For this reason, BP officials may be wise to hear out the likes of Mr. Cameron, Mr. Presner says.

"He has the imagination to think beyond the box," he says. "To have a great group of minds at work at a problem can certainly help the situation a lot better than if you say, 'Well we're going to try it this way because it might work,' without having a plan B, a plan C, a plan D."

Alexander Hiam, author of the new book Business Innovation for Dummies, shares this school of thought.

People can build their innovative muscles through open-ended, tactile activities, such as playing with building blocks or Play-Doh, Mr. Hiam says.

Working with one's hands helps stimulate the whole brain, he says, adding the engineers at BP may benefit from such exercises.

"You might not be able to cap a gushing oil well with Play-Doh," he says. "But you might be able to play with Play-Doh and model some different alternative types of caps, one of which might seem like a better design and you can build it out of cement and steel."

Mr. Hiam says business executives and government leaders often make the mistake of bringing in a small group of experts to tackle problems, aiming to keep the process efficient. They then tend to set a deadline for the group to come up with ideas. As a result, solutions tend to be conservative, whereas spurring real innovation requires a free-for-all of ideas, he says.

"Anything that closes or tightens things up … such as the number of people involved, the number of options to look at, the time given, that will hurt creativity."

Psychology researcher Nicholas Kohn of the University of Texas, Arlington, however, isn't convinced.

While he acknowledges he has never attended a creativity workshop, "I'm quite skeptical about the effectiveness of them," he says. "I don't know if there's ever been any research on showing that they are effective."

Dr. Kohn says not enough research has been done to examine whether people can be trained to become more creative.

In a recent study, published in the journal Applied Cognitive Psychology, he found that group brainstorming is inefficient and can actually make people less imaginative.

Group brainstorming can cause people to become fixated on one idea, resulting in solutions that piggyback on each other, he says, adding that innovation is best done alone.

"I find that if you're able to brainstorm individually, you're more likely to come up with a wide range of solutions."

As an entrepreneur, book author and writer for business publications, including Fast Company, Margaret Heffernan says she has participated in more fruitless group brainstorming sessions than she can remember.

"It's very rare that something comes out of those sessions that is truly remarkable," Ms.

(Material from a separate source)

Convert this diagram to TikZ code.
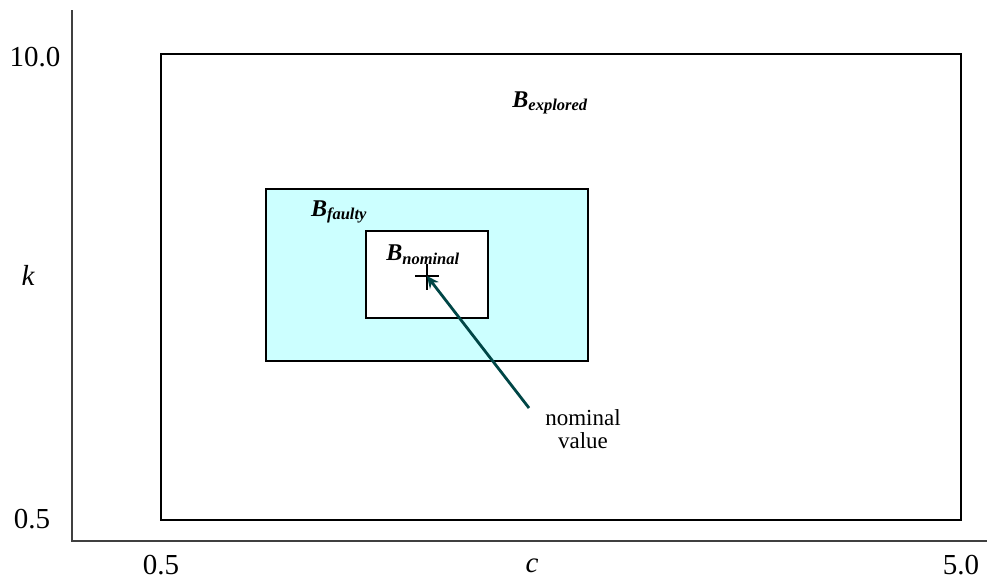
\documentclass[tikz,border=0pt]{standalone}
\usepackage{fontspec}
\setmainfont{Liberation Serif}
\usetikzlibrary{arrows.meta}
\newcommand{\subsz}{\fontsize{16.5}{18}\selectfont}
\begin{document}
\begin{tikzpicture}[x=1pt,y=-1pt,
  axis/.style={line width=1.3pt, draw=black!75},
  region/.style={draw=black, line width=2.8pt},
  ticklab/.style={font=\fontsize{29}{31}\selectfont, inner sep=0pt},
  setlab/.style={font=\fontsize{24}{26}\selectfont\bfseries\itshape, inner sep=0pt},
  note/.style={font=\fontsize{23}{23}\selectfont, align=center, inner sep=0pt},
  pointer/.style={line width=2.8pt, -{Stealth[length=12pt,width=11pt]}}
]
\useasboundingbox (0,0) rectangle (987,581);

% axes
\coordinate (ytop) at (72,10);
\coordinate (orig) at (72,541);
\coordinate (xend) at (987,541);
\draw[axis] (ytop) -- (orig) -- (xend);

% explored, faulty and nominal parameter boxes
\draw[region] (161,54) rectangle (961,520);
\draw[region, fill={rgb,255:red,204;green,255;blue,255}] (266,189) rectangle (588,361);
\draw[region, fill=white] (366,231) rectangle (488,318);

% nominal point
\coordinate (nom) at (427,276);
\draw[line width=2.8pt] (415,276) -- (439,276);
\draw[line width=2.8pt] (427,264) -- (427,290);

% labels of the sets
\node[setlab] (bexp) at (550,103) {B\textsubscript{\subsz explored}};
\node[setlab] (bfau) at (339,212) {B\textsubscript{\subsz faulty}};
\node[setlab] (bnom) at (423,255) {B\textsubscript{\subsz nominal}};

% annotation
\node[note] (nv) at (583,429) {nominal\\value};
\coordinate (tail) at (529,408);
\draw[pointer, draw={rgb,255:red,0;green,70;blue,70}] (tail) -- (nom);

% tick labels
\node[ticklab] (y1) at (35,57) {10.0};
\node[ticklab] (y0) at (32,519) {0.5};
\node[ticklab, font=\fontsize{29}{31}\selectfont\itshape] (ky) at (28,275) {k};
\node[ticklab] (x0) at (161,565) {0.5};
\node[ticklab, font=\fontsize{29}{31}\selectfont\itshape] (cx) at (532,566) {c};
\node[ticklab] (x1) at (961,565) {5.0};
\end{tikzpicture}
\end{document}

Heffernan says.

Whether intended or not, part of the problem of creative group meetings is that they tend to make people feel pressured to come up with brilliant ideas, she says. "It's sort of like, 'Make me laugh, tell me a joke.' "

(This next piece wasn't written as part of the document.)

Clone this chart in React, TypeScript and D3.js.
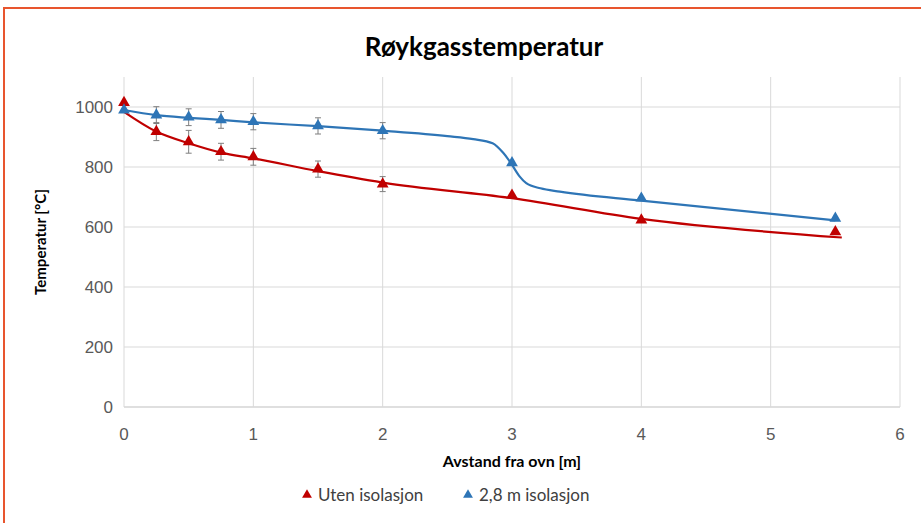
import * as d3 from "d3";

// Measured points (x = distance from stove in m, y = temperature in °C)
const distances = [0, 0.25, 0.5, 0.75, 1, 1.5, 2, 3, 4, 5.5];
const utenValues = [1015, 918, 884, 851, 834, 793, 743, 706, 623, 584];
const utenErrors = [0, 30, 38, 28, 28, 27, 25, 0, 0, 0];
const isoValues = [990, 973, 966, 957, 951, 937, 921, 814, 696, 629];
const isoErrors = [0, 28, 28, 28, 27, 27, 27, 0, 0, 0];

// Curves
const utenCurveX = [0, 0.25, 0.5, 0.75, 1, 1.5, 2, 3, 4, 5.55];
const utenCurveY = [984, 918, 879, 848, 829, 786, 748, 696, 627, 565];
const isoCurveX = [0, 0.25, 0.5, 0.75, 1, 1.5, 2, 2.5, 2.7, 2.85, 2.93, 2.99, 3.06, 3.11, 3.22, 3.37, 4, 5.5];
const isoCurveY = [990, 973, 964, 957, 949, 936, 921, 903, 893, 879, 848, 814, 768, 746, 729, 718, 688, 622];

const xTicks = [0, 1, 2, 3, 4, 5, 6];
const yTicks = [0, 200, 400, 600, 800, 1000];

const W = 921;
const H = 523;
const RED = "#c00000";
const BLUE = "#2e75b6";
const FONT = "Lato, 'Open Sans', sans-serif";

export default function App() {
  const x = d3.scaleLinear([0, 6], [124, 900]);
  const y = d3.scaleLinear([0, 1100], [407, 77]);

  const curve = d3
    .line<[number, number]>()
    .x((d) => x(d[0]))
    .y((d) => y(d[1]))
    .curve(d3.curveMonotoneX);

  const utenCurve = utenCurveX.map((v, i) => [v, utenCurveY[i]] as [number, number]);
  const isoCurve = isoCurveX.map((v, i) => [v, isoCurveY[i]] as [number, number]);
  const tri = d3.symbol(d3.symbolTriangle, 60)();
  const triSmall = d3.symbol(d3.symbolTriangle, 42)();

  const series = [
    { values: utenValues, errors: utenErrors, color: RED },
    { values: isoValues, errors: isoErrors, color: BLUE },
  ];

  return (
    <svg width={W} height={H} style={{ position: "absolute", left: 0, top: 0 }}>
      <rect x={0} y={0} width={W} height={H} fill="#fff" />
      <rect x={4} y={8} width={W + 20} height={H + 20} fill="none" stroke="#e8552e" strokeWidth={2} />

      <text x={484} y={56} textAnchor="middle" fontFamily={FONT} fontWeight="bold" fontSize={26} fill="#000">
        Røykgasstemperatur
      </text>

      {/* grid */}
      <g stroke="#d9d9d9" strokeWidth={1}>
        {yTicks.map((t) => (
          <line key={"h" + t} x1={x(0)} x2={x(6)} y1={y(t)} y2={y(t)} stroke={t === 0 ? "#bfbfbf" : "#d9d9d9"} />
        ))}
        {xTicks.map((t) => (
          <line key={"v" + t} x1={x(t)} x2={x(t)} y1={y(1100)} y2={y(0)} />
        ))}
      </g>

      {/* tick labels */}
      <g fontFamily="'Liberation Sans', Arial, sans-serif" fontSize={17} fill="#595959">
        {yTicks.map((t) => (
          <text key={"yl" + t} x={x(0) - 11} y={y(t) + 6} textAnchor="end">
            {t}
          </text>
        ))}
        {xTicks.map((t) => (
          <text key={"xl" + t} x={x(t)} y={y(0) + 33} textAnchor="middle">
            {t}
          </text>
        ))}
      </g>

      <text
        transform={`translate(46,${y(550)}) rotate(-90)`}
        textAnchor="middle"
        fontFamily={FONT}
        fontWeight="bold"
        fontSize={15}
        fill="#000"
      >
        Temperatur [°C]
      </text>
      <text x={512} y={467} textAnchor="middle" fontFamily={FONT} fontWeight="bold" fontSize={16} fill="#000">
        Avstand fra ovn [m]
      </text>

      {/* curves */}
      <path d={curve(utenCurve) ?? ""} fill="none" stroke={RED} strokeWidth={2.2} />
      <path d={curve(isoCurve) ?? ""} fill="none" stroke={BLUE} strokeWidth={2.2} />

      {/* error bars and markers */}
      {series.map((s, si) => (
        <g key={si}>
          {s.values.map((v, i) =>
            s.errors[i] > 0 ? (
              <g key={"e" + i} stroke="#7f7f7f" strokeWidth={1}>
                <line x1={x(distances[i])} x2={x(distances[i])} y1={y(v - s.errors[i])} y2={y(v + s.errors[i])} />
                <line x1={x(distances[i]) - 3} x2={x(distances[i]) + 3} y1={y(v - s.errors[i])} y2={y(v - s.errors[i])} />
                <line x1={x(distances[i]) - 3} x2={x(distances[i]) + 3} y1={y(v + s.errors[i])} y2={y(v + s.errors[i])} />
              </g>
            ) : null
          )}
          {s.values.map((v, i) => (
            <path key={"m" + i} d={tri ?? ""} transform={`translate(${x(distances[i])},${y(v)})`} fill={s.color} />
          ))}
        </g>
      ))}

      {/* legend */}
      <g fontFamily={FONT} fontSize={17} fill="#404040">
        <path d={triSmall ?? ""} transform="translate(307,495)" fill={RED} />
        <text x={318} y={501}>Uten isolasjon</text>
        <path d={triSmall ?? ""} transform="translate(468,495)" fill={BLUE} />
        <text x={479} y={501}>2,8 m isolasjon</text>
      </g>
    </svg>
  );
}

Jason Whaley, a software engineer in Denver, recalls participating in a particularly unproductive group brainstorming session at a former company that left employees thoroughly deflated.

Near the end of a project, company managers gathered employees to reflect on their performance and to come up with ideas about how they could improve in the future.

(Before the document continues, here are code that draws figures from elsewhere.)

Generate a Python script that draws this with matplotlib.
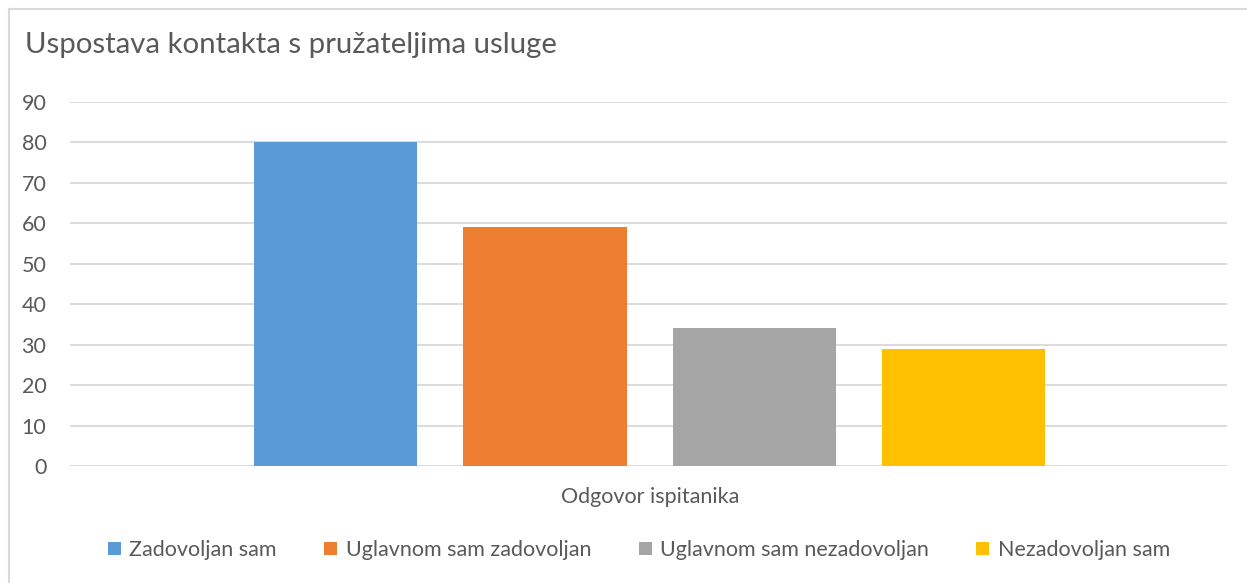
import matplotlib
matplotlib.use("Agg")
import matplotlib.pyplot as plt
from matplotlib.patches import Patch
from matplotlib.lines import Line2D

plt.rcParams['font.family'] = ['Lato', 'DejaVu Sans']

title = "Uspostava kontakta s pružateljima usluge"
category = "Odgovor ispitanika"
series = ["Zadovoljan sam", "Uglavnom sam zadovoljan",
          "Uglavnom sam nezadovoljan", "Nezadovoljan sam"]
values = [80, 59, 34, 29]
colors = ["#5b9bd5", "#ed7d31", "#a5a5a5", "#ffc000"]
yticks = [0, 10, 20, 30, 40, 50, 60, 70, 80, 90]

W, H = 1247, 583
fig = plt.figure(figsize=(W / 100, H / 100), dpi=100)
ax = fig.add_axes([70 / W, 117 / H, 1157 / W, 364 / H])

x = list(range(len(values)))
ax.bar(x, values, width=0.78, color=colors, zorder=3)

ax.set_ylim(0, 90)
ax.set_xlim(-1.27, 4.26)
ax.set_yticks(yticks)
ax.set_xticks([])
ax.yaxis.grid(True, color="#d9d9d9", linewidth=1.3, zorder=0)
for s in ax.spines.values():
    s.set_visible(False)
ax.tick_params(axis="y", length=0, pad=17, labelsize=15.5, labelcolor="#595959")

# category label under the bars
fig.text(650 / W, 1 - 497 / H, category, ha="center", va="center",
         fontsize=15.5, color="#595959")

fig.text(25 / W, 1 - 45 / H, title, ha="left", va="center",
         fontsize=21.2, color="#595959")

handles = [Patch(facecolor=c, edgecolor="none") for c in colors]
fig.legend(handles, series, loc="center", bbox_to_anchor=(639 / W, 1 - 550 / H),
           ncol=4, frameon=False, fontsize=15.5, labelcolor="#595959",
           handlelength=0.6, handleheight=0.6, handletextpad=0.4,
           columnspacing=2.2)

# chart border
fig.add_artist(Line2D([9 / W, 9 / W], [0, 1 - 9 / H], transform=fig.transFigure,
                      color="#d9d9d9", linewidth=1.5))
fig.add_artist(Line2D([9 / W, 1], [1 - 9 / H, 1 - 9 / H], transform=fig.transFigure,
                      color="#d9d9d9", linewidth=1.5))

fig.savefig("out.png", dpi=100, facecolor="white")
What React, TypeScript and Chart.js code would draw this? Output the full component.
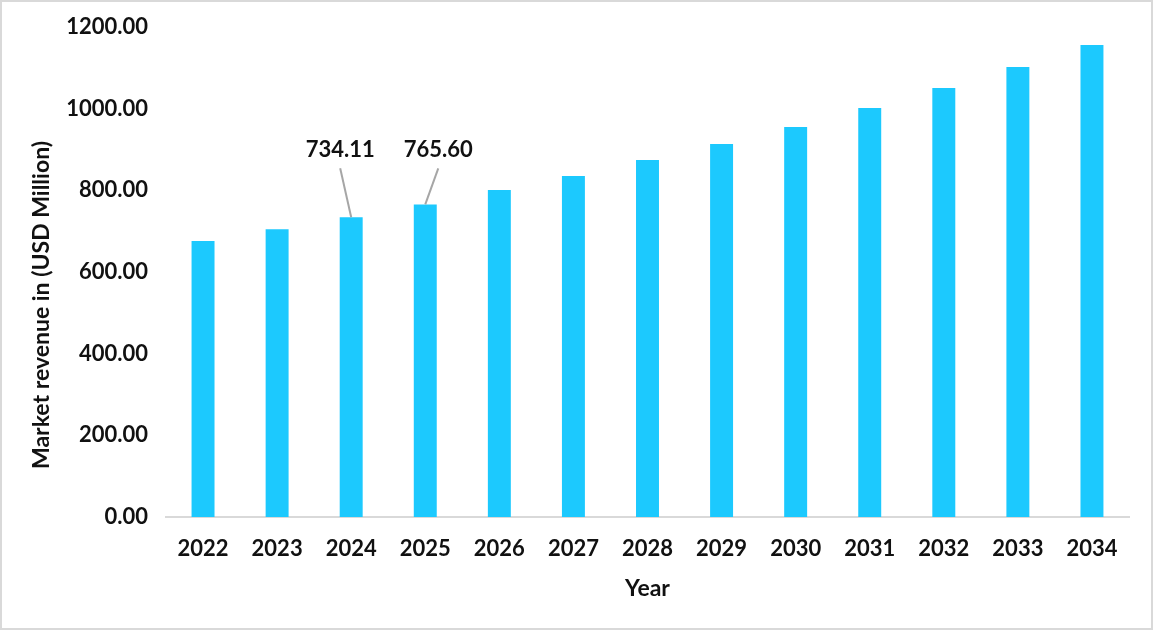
import React, { useEffect, useRef } from "react";
import { Chart, registerables } from "chart.js";

Chart.register(...registerables);

const years = ["2022", "2023", "2024", "2025", "2026", "2027", "2028", "2029", "2030", "2031", "2032", "2033", "2034"];
const revenue = [676, 705, 734.11, 765.6, 801, 835, 874, 913.5, 955, 1001.6, 1050.6, 1102, 1156];
const annotatedIndex = [2, 3];
const annotatedText = ["734.11", "765.60"];
const annotatedDx = [-11, 13];
const annotatedRise = [67, 54];
const yTitle = "Market revenue in (USD Million)";
const xTitle = "Year";

const FONT = "Lato, 'Open Sans', sans-serif";
const BAR = "#1CC9FE";

const calloutPlugin = {
  id: "callouts",
  afterDatasetsDraw(chart: any) {
    const ctx = chart.ctx;
    const meta = chart.getDatasetMeta(0);
    ctx.save();
    annotatedIndex.forEach((idx, i) => {
      const bar = meta.data[idx];
      const lx = bar.x + annotatedDx[i];
      const ly = bar.y - annotatedRise[i];
      ctx.strokeStyle = "#a6a6a6";
      ctx.lineWidth = 2;
      ctx.beginPath();
      ctx.moveTo(lx, ly + 18);
      ctx.lineTo(bar.x, bar.y);
      ctx.stroke();
      ctx.fillStyle = "#111111";
      ctx.font = `bold 22px ${FONT}`;
      ctx.textAlign = "center";
      ctx.textBaseline = "middle";
      ctx.fillText(annotatedText[i], lx, ly);
    });
    // y-axis title
    const yScale = chart.scales.y;
    ctx.translate(42, (yScale.top + yScale.bottom) / 2 + 33);
    ctx.rotate(-Math.PI / 2);
    ctx.font = `bold 23px ${FONT}`;
    ctx.fillStyle = "#111111";
    ctx.textAlign = "center";
    ctx.textBaseline = "middle";
    ctx.fillText(yTitle, 0, 0);
    ctx.restore();
  },
};

const framePlugin = {
  id: "frame",
  beforeDraw(chart: any) {
    const ctx = chart.ctx;
    ctx.save();
    ctx.fillStyle = "#ffffff";
    ctx.fillRect(0, 0, chart.width, chart.height);
    ctx.restore();
  },
  afterDraw(chart: any) {
    const ctx = chart.ctx;
    ctx.save();
    ctx.strokeStyle = "#d9d9d9";
    ctx.lineWidth = 2;
    ctx.strokeRect(1, 1, chart.width - 2, chart.height - 2);
    ctx.restore();
  },
};

export default function App() {
  const ref = useRef<HTMLCanvasElement | null>(null);
  useEffect(() => {
    if (!ref.current) return;
    const chart = new Chart(ref.current, {
      type: "bar",
      data: {
        labels: years,
        datasets: [
          {
            data: revenue,
            backgroundColor: BAR,
            borderWidth: 0,
            barPercentage: 0.31,
            categoryPercentage: 1,
          },
        ],
      },
      options: {
        responsive: false,
        animation: false,
        layout: { padding: { top: 27, right: 24, left: 0, bottom: 0 } },
        plugins: {
          legend: { display: false },
          tooltip: { enabled: false },
        },
        scales: {
          x: {
            grid: { display: false, drawTicks: false },
            border: { display: true, color: "#d9d9d9", width: 2 },
            ticks: {
              color: "#111111",
              font: { family: FONT, size: 22, weight: "bold" },
              padding: 19,
            },
            title: {
              display: true,
              text: xTitle,
              color: "#111111",
              font: { family: FONT, size: 23, weight: "bold" },
              padding: { top: 0, bottom: 28 },
            },
            afterFit(scale: any) {
              scale.height = 113;
              scale.paddingLeft = 0;
              scale.paddingRight = 0;
            },
          },
          y: {
            min: 0,
            max: 1200,
            grid: { display: false, drawTicks: false },
            border: { display: false },
            ticks: {
              stepSize: 200,
              color: "#111111",
              font: { family: FONT, size: 22, weight: "bold" },
              padding: 18,
              callback: (v: any) => Number(v).toFixed(2),
            },
            afterFit(scale: any) {
              scale.width = 166;
              scale.paddingTop = 0;
              scale.paddingBottom = 0;
            },
          },
        },
      },
      plugins: [framePlugin, calloutPlugin],
    });
    return () => chart.destroy();
  }, []);
  return (
    <div style={{ position: "absolute", left: 0, top: 0, width: 1153, height: 630 }}>
      <canvas ref={ref} width={1153} height={630} style={{ display: "block" }} />
    </div>
  );
}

"We were trying to paint the bull's eye too big. It wasn't a very focused session," Mr. Whaley says. "Basically, it was two hours of getting almost everybody involved in the project into a room."

The real failure, however, was once the meeting was over, the managers collected all the ideas and didn't do anything with them, he says.

"All the things discussed in the session were never included again in future deliverables - at least not formally - and the whole thing was sort of a joke at the end of it," he says, adding that creativity sessions need to have a clear goal if they are to generate practical ideas.

Meanwhile, Mr. Hiam says, there may be plenty of wrong ways to inspire innovation. But "the right way is anything that works."